_AIM OF THE TASK_
Only the lines from the start of the data through the line containing "import seaborn as sns" should be written out, exactly as they are, with both ends included and the pictures left out.

_SUPPLIED DATA_
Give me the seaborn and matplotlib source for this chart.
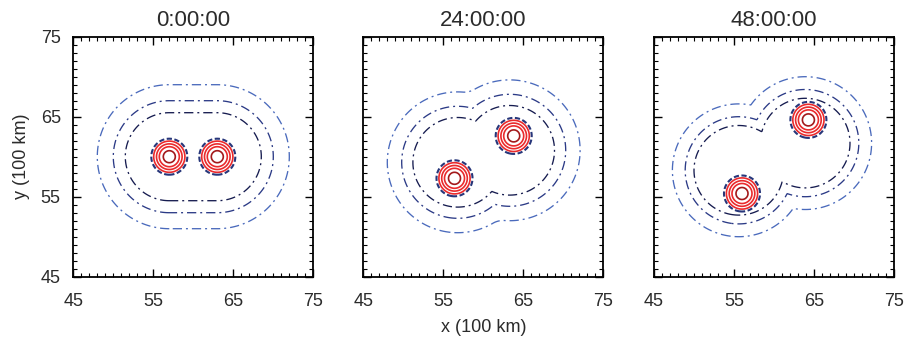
import numpy as np
import matplotlib
matplotlib.use("Agg")
import matplotlib.pyplot as plt
import seaborn as sns

# ---- data ----
times = ["0:00:00", "24:00:00", "48:00:00"]
vortex_a_x = [57.0, 56.4, 56.0]
vortex_a_y = [60.0, 57.3, 55.4]
vortex_b_x = [63.0, 63.8, 64.3]
vortex_b_y = [60.0, 62.6, 64.6]
lobe_a_x = [57.0, 56.8, 55.6]
lobe_a_y = [60.0, 59.3, 58.3]
lobe_b_x = [63.0, 63.3, 63.9]
lobe_b_y = [60.0, 60.8, 61.7]
# envelope contour levels (inner, middle, outer) per panel
env_levels_0 = [5.5, 7.0, 9.0]
env_levels_24 = [5.6, 7.0, 8.8]
env_levels_48 = [5.6, 6.7, 8.3]
# pinch of each envelope contour between the two lobes, per panel
waist_0 = [0.0, 0.0, 0.0]
waist_24 = [3.2, 2.4, 0.5]
waist_48 = [4.0, 3.2, 2.5]
envelope_colors = ["#151b4f", "#2b3a86", "#4a6abc"]
core_radii = [0.75, 1.25, 1.6, 1.95]
core_colors = ["#a3191b", "#ea2a2c", "#ea2a2c", "#ea2a2c"]
ring_radius = [2.25]
ticks = [45, 55, 65, 75]

env_levels = [env_levels_0, env_levels_24, env_levels_48]
waists = [waist_0, waist_24, waist_48]

sns.set_theme(style="white")
plt.rcParams["font.family"] = ["Liberation Sans", "DejaVu Sans"]

fig = plt.figure(figsize=(9.09, 3.40), dpi=100)
lefts = [73.3 / 909, 363.3 / 909, 654 / 909]
bottom = (340 - 276.7) / 340
w_ax = 240 / 909
h_ax = 240 / 340

gx = np.linspace(45, 75, 361)
X, Y = np.meshgrid(gx, gx)
tt = np.linspace(0, 1, 51)
dash = (0, (7, 3, 1.5, 3))
txt = "#2b2b2b"

for i, t in enumerate(times):
    ax = fig.add_axes([lefts[i], bottom, w_ax, h_ax])
    for lev, wst, col in zip(env_levels[i], waists[i], envelope_colors):
        env = np.full(X.shape, np.inf)
        for s in tt:
            cx = lobe_a_x[i] + s * (lobe_b_x[i] - lobe_a_x[i])
            cy = lobe_a_y[i] + s * (lobe_b_y[i] - lobe_a_y[i])
            d = np.hypot(X - cx, Y - cy) + wst * 4 * s * (1 - s)
            env = np.minimum(env, d)
        ax.contour(X, Y, env, levels=[lev], colors=[col],
                   linewidths=0.95, linestyles=[dash])
    # vortex cores
    r = np.minimum(np.hypot(X - vortex_a_x[i], Y - vortex_a_y[i]),
                   np.hypot(X - vortex_b_x[i], Y - vortex_b_y[i]))
    ax.contour(X, Y, r, levels=ring_radius, colors=["#27367a"],
               linewidths=1.5, linestyles=[(0, (2.5, 1.2))])
    ax.contour(X, Y, r, levels=core_radii, colors=core_colors,
               linewidths=1.2, linestyles="solid")

    ax.set_xlim(45, 75)
    ax.set_ylim(45, 75)
    ax.set_xticks(ticks)
    ax.set_yticks(ticks)
    ax.set_xticks(np.arange(45, 76, 1), minor=True)
    ax.set_yticks(np.arange(45, 76, 1), minor=True)
    ax.tick_params(which="both", direction="in", top=True, right=True,
                   bottom=True, left=True, color="black")
    ax.tick_params(which="major", length=6, width=1.0, labelsize=13,
                   labelcolor=txt, pad=9)
    ax.tick_params(which="minor", length=3, width=0.8)
    ax.tick_params(axis="x", which="major", pad=12)
    if i > 0:
        ax.set_yticklabels([])
    for sp in ax.spines.values():
        sp.set_color("black")
        sp.set_linewidth(1.3)
    ax.set_title(t, fontsize=16, color=txt, pad=8)
    if i == 0:
        ax.set_ylabel("y (100 km)", fontsize=13, color=txt, labelpad=8)
    if i == 1:
        ax.set_xlabel("x (100 km)", fontsize=13, color=txt, labelpad=6)

fig.savefig("out.png", dpi=100)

_THE SOLUTION_
Give me the seaborn and matplotlib source for this chart.
import numpy as np
import matplotlib
matplotlib.use("Agg")
import matplotlib.pyplot as plt
import seaborn as sns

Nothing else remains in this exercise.